# Kosmos bbq



## negolien (May 11, 2020)

Hey All,

Decided to try some of the sauce since the rubs are so good. Got a sample pack again lol. thinking of some glaze anyone use them? Will post up when they get here today.









						BBQ Sauce Bundle - 7 Pack
					

Kosmo's Q has won competitions around the world and now you can try every delicious flavor, from our classic competition BBQ to our best-selling sweet apple chipotle BBQ sauce. Whether you're the neighborhood pitmaster or a competition cooker, this bundle has everything you need to satisfy that...




					kosmosq.com
				








						Rib Glaze™ - Make Your Barbecue Ribs Shine | Kosmo's Q
					

Add some sweat heat to your barbecue ribs with Kosmo's award-winning rib glaze. Choose from flavors like pineapple heat, peach jalapeño, or our very popular cherry apple habanero!

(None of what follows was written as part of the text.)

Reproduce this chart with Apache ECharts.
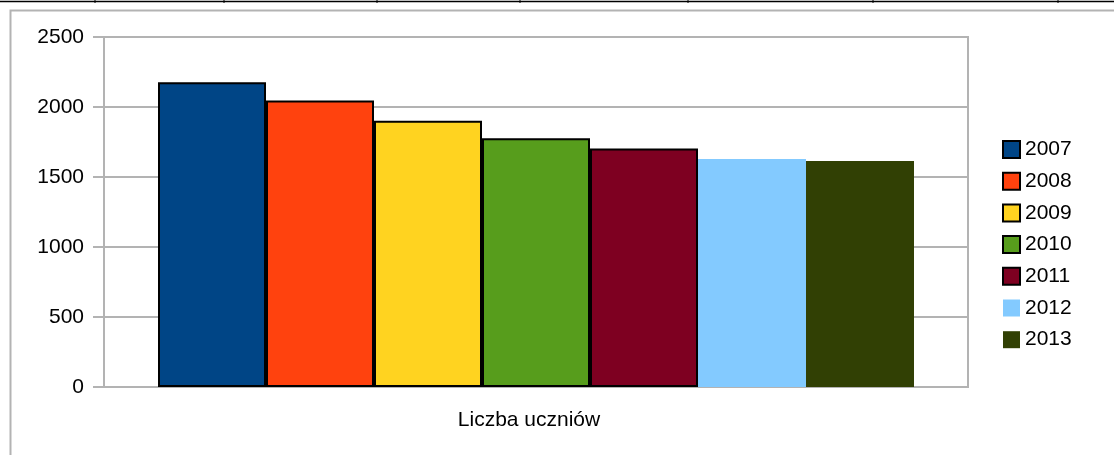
<!DOCTYPE html>
<html>
<head>
<meta charset="utf-8">
<title>Liczba uczniów</title>
<script src="https://cdn.jsdelivr.net/npm/echarts@6/dist/echarts.min.js"></script>
<style>
    html, body { margin: 0; padding: 0; background: #fff; }
    #column_show { width: 1114px; height: 455px; }
</style>
</head>
<body>
<div id="column_show"></div>
<script>
// dane wykresu
var categories = ['Liczba uczniów'];
var years = ['2007', '2008', '2009', '2010', '2011', '2012', '2013'];
var values = [2176, 2046, 1901, 1776, 1704, 1628, 1614];
var yTicks = [0, 500, 1000, 1500, 2000, 2500];

// kolory (paleta LibreOffice)
var palette = ['#004586', '#ff420e', '#ffd320', '#579d1c', '#7e0021', '#83caff', '#314004'];
var outlined = 5; // pierwsze 5 słupków ma czarną ramkę

var myChart = echarts.init(document.getElementById('column_show'));

var series = [];
for (var i = 0; i < years.length; i++) {
    series.push({
        name: years[i],
        type: 'bar',
        barGap: '0%',
        barCategoryGap: '12.5%',
        itemStyle: {
            color: palette[i],
            borderColor: i < outlined ? '#000' : palette[i],
            borderWidth: i < outlined ? 2 : 0
        },
        data: [values[i]]
    });
}

// linie arkusza nad wykresem
var colMarks = [95, 224, 377, 520, 688, 873, 1058];
var graphics = [
    { type: 'line', shape: { x1: 0, y1: 1.5, x2: 1114, y2: 1.5 }, style: { stroke: '#000', lineWidth: 1.5 } },
    { type: 'polyline', shape: { points: [[10.5, 455], [10.5, 10.5], [1114, 10.5]] }, style: { stroke: '#b3b3b3', lineWidth: 2, fill: null } }
];
for (var k = 0; k < colMarks.length; k++) {
    graphics.push({ type: 'line', shape: { x1: colMarks[k], y1: 0, x2: colMarks[k], y2: 3 }, style: { stroke: '#000', lineWidth: 1 } });
}

var option = {
    animation: false,
    textStyle: { fontFamily: 'Liberation Sans', color: '#000' },
    graphic: graphics,
    grid: {
        left: 104,
        top: 37,
        right: 146,
        bottom: 68,
        show: true,
        borderColor: '#b3b3b3',
        borderWidth: 2
    },
    legend: {
        orient: 'vertical',
        left: 997,
        top: 134,
        itemWidth: 17,
        itemHeight: 17,
        itemGap: 10.7,
        icon: 'rect',
        textStyle: { fontSize: 21, color: '#000', fontFamily: 'Liberation Sans' },
        data: years
    },
    xAxis: {
        type: 'category',
        data: categories,
        axisLine: { lineStyle: { color: '#b3b3b3', width: 2 } },
        axisTick: { length: 10, lineStyle: { color: '#b3b3b3', width: 2 } },
        axisLabel: { fontSize: 21, color: '#000', margin: 23, padding: [0, 14, 0, 0] }
    },
    yAxis: {
        type: 'value',
        min: yTicks[0],
        max: yTicks[yTicks.length - 1],
        interval: yTicks[1] - yTicks[0],
        axisLine: { show: true, lineStyle: { color: '#b3b3b3', width: 2 } },
        axisTick: { show: true, length: 11, lineStyle: { color: '#b3b3b3', width: 2 } },
        axisLabel: {
            fontSize: 21,
            color: '#000',
            margin: 20,
            formatter: function (v) { return String(v); }
        },
        splitLine: { lineStyle: { color: '#b3b3b3', width: 2 } }
    },
    series: series
};

myChart.setOption(option);
</script>
</body>
</html>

Every glaze is made with natural ingredients and gluten-free, ready to be used alone or mixed into a sauce. Try it...




					kosmosq.com


----------



## TNJAKE (May 11, 2020)

I have the pineapple heat and its delicious


----------



## Blues1 (May 11, 2020)

I use them and love it. Sweet Cognac and The Original are two I love. Have a couple more but not used them yet. Really good stuff


----------



## unclebubbas bbq (May 12, 2020)

Big fan of Kosmos rubs, sauces and injections, his pineapple rib glaze is amazing too!


----------



## negolien (May 12, 2020)

I got the 7 and like them. Some are a little sweet but hard to get away from that. I love the tangy after tastes of the spices. I only opened 3 cause u gotta refrig them no sense wastin em. I am using the honey jalapeno and the original competition on two chicken breast I am cooking up. Love the products and love the attitude of the company. i watch their 560 videos and rib videos and they bust me up.


----------